# Recommendations Please?



## shayna44 (Jan 22, 2006)

Hello all,

I'm working on a new screenplay about a pianist and for this film I'd like to feature some beautiful adagio classical pieces. Or, at the very least, I'd love to hear some adagio pieces that will inspire me in my writing. I've always appreciated classical music but am poorly informed as to the specifics of composers, etc. and would love any help since I am such a newbie 

The piece I'm very fond of right now is Rachmaninov's Piano Concerto No. 2. (I believe in C minor.)
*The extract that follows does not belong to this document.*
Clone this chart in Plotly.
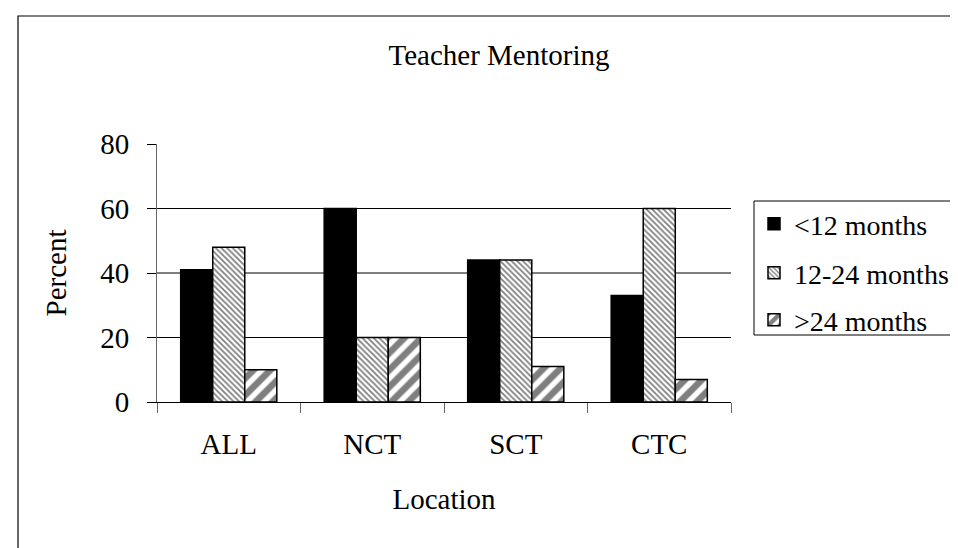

Are there any beautiful adagio pieces similar to this one that you guys would recommend for me to listen to? I love piano concertos, but violin, cello, any of it is beautiful - I'm clueless, so basically I'm open to any suggestions!

Thanks so much!
~Shayna


----------



## soul_syringe (Apr 18, 2006)

hi, shayn... get music in minor keys for "pensive" "dark" "melancholic" moods.. perhaps you might try albinoni's works. so much adagio and grave there. try beethoven's pathetique too, second movement. rachmaninoff? definitely! i love him! listen to his vocalise. its a minor work though (not to be confused with minor key). listen to rach's III (rachmaninoff's concerto no. 3) its colossal!!!


----------



## jim prideaux (May 30, 2013)

Ravel-piano concerto, second movement
Shostakovich-second piano concerto, second movement
Gerald Finzi-ecologue

there you go-just for starters,not sure whether its a good thing but I could go on and on-try these and see if they might be 'fit for purpose'


----------



## jim prideaux (May 30, 2013)

just noticed the date so it looks like my post is redundant


----------



## LordBlackudder (Nov 13, 2010)




----------



## brianvds (May 1, 2013)

Not sure if the OP specifically wants adagios involving the piano, or any nice ones in general. Jim Prideaux beat me to some of what I would have recommended. 

Some other pieces that may be inspiring to a writer:

Second movement from Beethoven's seventh symphony.
Slow movement from Schubert's "Death and maiden" quartet.
Slow movement from some Mozart piano concertos, such as number 21 and 23.
Just about any 16th century choral music; Allegri's "Miserere" comes to mind, as well as just about anything and everything by Tallis.


----------



## GreenMamba (Oct 14, 2012)

My understanding is the OP eventually finished his screenplay, which was made into a hit movie: Big Momma's House 3. 

It's nice to see this community helping out.


----------



## Stargazer (Nov 9, 2011)

GreenMamba said:


> My understanding is the OP eventually finished his screenplay, which was made into a hit movie: Big Momma's House 3.
> 
> It's nice to see this community helping out.


I didn't know Big Momma played the piano, I'll have to re-watch it now!


----------



## science (Oct 14, 2010)

Stargazer said:


> I didn't know Big Momma played the piano, I'll have to re-watch it now!


Better get the director's cut on DVD.


----------